Mais il est une chose qu’on allègue à la honte de l’Espagne et du Portugal : c’est que ni en Espagne ni en Portugal on ne connaît la peinture ; qu’on n’y fait pas de bonne peinture ; et que la peinture n’y est pas en honneur. Or, étant revenu depuis peu d’Italie, d’où j’ai rapporté les yeux pleins de la hauteur de son mérite et les oreilles pleines de ses louanges, et ayant reconnu combien cette noble science est traitée différemment en cette mienne patrie, je pris une ferme résolution. Et, comme fit César en passant le Rubicon, ce qui était rigoureusement interdit aux Romains en armes, de même (s’il m’est permis de me comparer, moi chétif, a un tant illustre seigneur) je m’érige en vrai chevalier et défenseur de la haute princesse Peinture, déterminé à affronter tout péril pour défendre son nom par les armes et par les moyens dont je dispose, quelque faibles qu’ils soient.

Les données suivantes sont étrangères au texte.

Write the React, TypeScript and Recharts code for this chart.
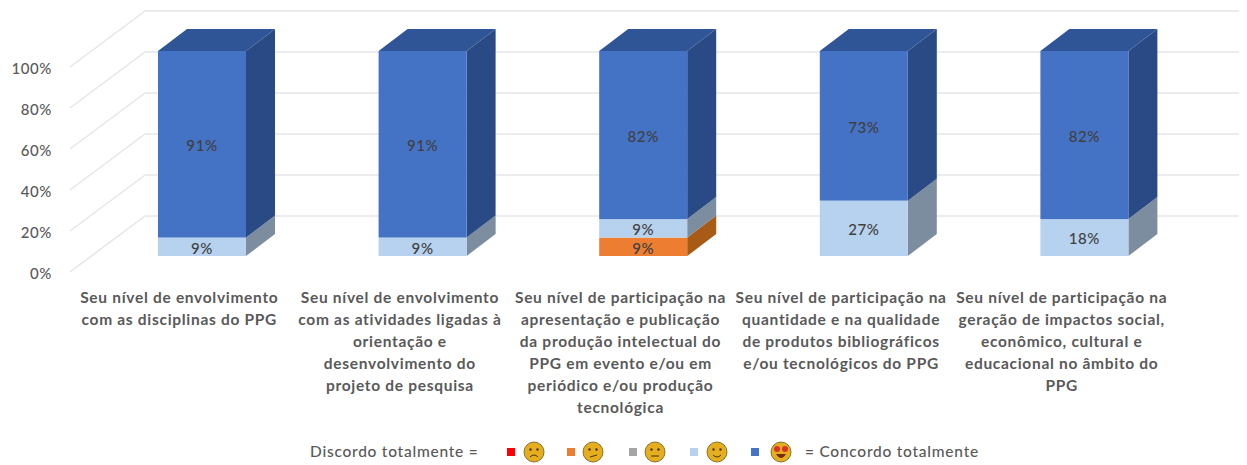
import { Bar, BarChart, CartesianGrid, LabelList, Legend, XAxis, YAxis } from 'recharts'

const categories = [
  ['Seu nível de envolvimento', 'com as disciplinas do PPG'],
  ['Seu nível de envolvimento', 'com as atividades ligadas à', 'orientação e', 'desenvolvimento do', 'projeto de pesquisa'],
  ['Seu nível de participação na', 'apresentação e publicação', 'da produção intelectual do', 'PPG em evento e/ou em', 'periódico e/ou produção', 'tecnológica'],
  ['Seu nível de participação na', 'quantidade e na qualidade', 'de produtos bibliográficos', 'e/ou tecnológicos do PPG'],
  ['Seu nível de participação na', 'geração de impactos social,', 'econômico, cultural e', 'educacional no âmbito do', 'PPG'],
]
const nivel1 = [0, 0, 0, 0, 0]
const nivel2 = [0, 0, 9, 0, 0]
const nivel3 = [0, 0, 0, 0, 0]
const nivel4 = [9, 9, 9, 27, 18]
const nivel5 = [91, 91, 82, 73, 82]
const yTicks = [0, 20, 40, 60, 80, 100]

const data = categories.map((lines, i) => ({
  name: lines.join(' '),
  nivel1: nivel1[i],
  nivel2: nivel2[i],
  nivel3: nivel3[i],
  nivel4: nivel4[i],
  nivel5: nivel5[i],
}))

const FONT = 'Lato, sans-serif'
const TEXT = '#595959'
const GRID = '#e6e6e6'
const DEPTH_X = 29
const DEPTH_Y = 22

const sideColors: Record<string, string> = {
  '#ff0000': '#b00000',
  '#ed7d31': '#a85a17',
  '#a5a5a5': '#747474',
  '#b7d2ee': '#7d8da0',
  '#4472c4': '#2a4a85',
}

// bar front plus the extruded side and, for the top segment, the lid
function box3d(props: any, withTop: boolean) {
  const { x, y, width, height, fill } = props
  if (!height || height <= 0) return <g />
  const r = x + width
  const b = y + height
  return (
    <g>
      <polygon
        fill={sideColors[fill]}
        points={`${r},${y} ${r + DEPTH_X},${y - DEPTH_Y} ${r + DEPTH_X},${b - DEPTH_Y} ${r},${b}`}
      />
      {withTop && (
        <polygon
          fill="#2f5597"
          points={`${x},${y} ${x + DEPTH_X},${y - DEPTH_Y} ${r + DEPTH_X},${y - DEPTH_Y} ${r},${y}`}
        />
      )}
      <rect fill={fill} height={height} width={width} x={x} y={y} />
    </g>
  )
}

const flatBox = (props: any) => box3d(props, false)
const topBox = (props: any) => box3d(props, true)

const pct = (v: any) => (v ? `${v}%` : '')

// the wall sits behind the bars: a diagonal on the side wall and a line on the back wall
function wallLine(props: any) {
  const { x2, y1, index } = props
  return (
    <g key={`wall-${index}`}>
      <line stroke={GRID} strokeWidth={1.5} x1={70} x2={145} y1={y1 + 16} y2={y1 - 40} />
      <line stroke={GRID} strokeWidth={1.5} x1={145} x2={x2 + 45} y1={y1 - 40} y2={y1 - 40} />
    </g>
  )
}

function YTick(props: any) {
  const { y, payload } = props
  return (
    <text fill={TEXT} fontFamily={FONT} fontSize={15} fontWeight={500} letterSpacing={0.6} textAnchor="end" x={52} y={y + 22.5}>
      {payload.value}%
    </text>
  )
}

function XTick(props: any) {
  const { x, payload, index } = props
  return (
    <text fill={TEXT} fontFamily={FONT} fontSize={15.5} fontWeight={700} letterSpacing={0.7} textAnchor="middle">
      {categories[index ?? payload.index].map((line, i) => (
        <tspan key={line} x={x - 23} y={303 + i * 22}>
          {line}
        </tspan>
      ))}
    </text>
  )
}

function Face({ cx, mood }: { cx: number; mood: number }) {
  const cy = 14
  const ink = '#4a3208'
  return (
    <g>
      <circle cx={cx} cy={cy} fill="#e5ae1e" r={10} stroke="#6b5a1e" strokeWidth={0.8} />
      {mood === 4 ? (
        <>
          <circle cx={cx - 4} cy={cy - 3} fill="#d8322a" r={3} />
          <circle cx={cx + 4} cy={cy - 3} fill="#d8322a" r={3} />
          <path d={`M${cx - 5},${cy + 2} Q${cx},${cy + 10} ${cx + 5},${cy + 2} Z`} fill="#7a2a12" />
        </>
      ) : (
        <>
          <circle cx={cx - 3.5} cy={cy - 2.5} fill={ink} r={1.2} />
          <circle cx={cx + 3.5} cy={cy - 2.5} fill={ink} r={1.2} />
          {mood === 0 && <path d={`M${cx - 4},${cy + 5} Q${cx},${cy + 1} ${cx + 4},${cy + 5}`} fill="none" stroke={ink} />}
          {mood === 1 && <path d={`M${cx - 3},${cy + 5} L${cx + 4},${cy + 3}`} fill="none" stroke={ink} />}
          {mood === 2 && <path d={`M${cx - 4},${cy + 4} L${cx + 4},${cy + 4}`} fill="none" stroke={ink} />}
          {mood === 3 && <path d={`M${cx - 4},${cy + 3} Q${cx},${cy + 7} ${cx + 4},${cy + 3}`} fill="none" stroke={ink} />}
        </>
      )}
    </g>
  )
}

const squareX = [507, 567, 629, 690, 751]
const faceX = [534, 593, 655, 717, 781]

function LegendRow({ payload }: any) {
  const textStyle = { fill: TEXT, fontFamily: FONT, fontSize: 15.5, fontWeight: 500, letterSpacing: 0.75 }
  return (
    <svg height={28} style={{ display: 'block' }} width={1247}>
      <text {...textStyle} x={310} y={19}>
        Discordo totalmente =
      </text>
      {(payload ?? []).map((entry: any, i: number) => (
        <g key={entry.dataKey}>
          <rect fill={entry.color} height={8} width={8} x={squareX[i]} y={10} />
          <Face cx={faceX[i]} mood={i} />
        </g>
      ))}
      <text {...textStyle} x={805} y={19}>
        = Concordo totalmente
      </text>
    </svg>
  )
}

const labelStyle = { fill: '#404040', fontFamily: FONT, fontSize: 15, fontWeight: 500, letterSpacing: 0.6 }

export default function App() {
  return (
    <div style={{ margin: '-8px 0 0 -8px', width: 1247, height: 465, background: '#fff', overflow: 'hidden' }}>
      <BarChart
        barSize={88}
        data={data}
        height={465}
        margin={{ top: 51, right: 52, bottom: 151, left: 32 }}
        width={1247}
      >
        <CartesianGrid horizontal={wallLine} vertical={false} />
        <XAxis axisLine={false} dataKey="name" height={30} interval={0} tick={<XTick />} tickLine={false} />
        <YAxis axisLine={false} domain={[0, 100]} interval={0} tick={<YTick />} tickLine={false} ticks={yTicks} width={60} />
        <Legend
          content={<LegendRow />}
          wrapperStyle={{ position: 'absolute', left: 0, top: 438, width: 1247, height: 28 }}
        />
        <Bar dataKey="nivel1" fill="#ff0000" isAnimationActive={false} shape={flatBox} stackId="a" />
        <Bar dataKey="nivel2" fill="#ed7d31" isAnimationActive={false} shape={flatBox} stackId="a">
          <LabelList dataKey="nivel2" dy={1.5} formatter={pct} position="center" style={labelStyle} />
        </Bar>
        <Bar dataKey="nivel3" fill="#a5a5a5" isAnimationActive={false} shape={flatBox} stackId="a" />
        <Bar dataKey="nivel4" fill="#b7d2ee" isAnimationActive={false} shape={flatBox} stackId="a">
          <LabelList dataKey="nivel4" dy={1.5} formatter={pct} position="center" style={labelStyle} />
        </Bar>
        <Bar dataKey="nivel5" fill="#4472c4" isAnimationActive={false} shape={topBox} stackId="a">
          <LabelList dataKey="nivel5" dy={1.5} formatter={pct} position="center" style={labelStyle} />
        </Bar>
      </BarChart>
    </div>
  )
}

Dès lors que la faveur de Votre Altesse m’est acquise, très haut et sérénissime Roi et Seigneur1, si parfaitement instruit ès nobles choses et sciences, je n’aurai grand’ peine à tout vaincre ; encore que mes adversaires soient tellement clairsemés que besoin ne m’était d’une aide aussi précieuse. En outre, parce que d’aucuns estiment que je rougis d’être peintre, moi qui n’ai, après ma qualité de chrétien, gloire ni vanité plus grande que mon ambition de l’être, je prétends, en ce livre, démontrer sous forme de dialogue quelle glorieuse et noble chose c’est que d’être peintre, et combien difficile ; quelle est, dans un état, l’utilité et l’importance de l’illustre et très nécessaire science de la peinture en temps de paix comme en temps de guerre ; enfin, les prix et valeur de la peinture en d’autres pays.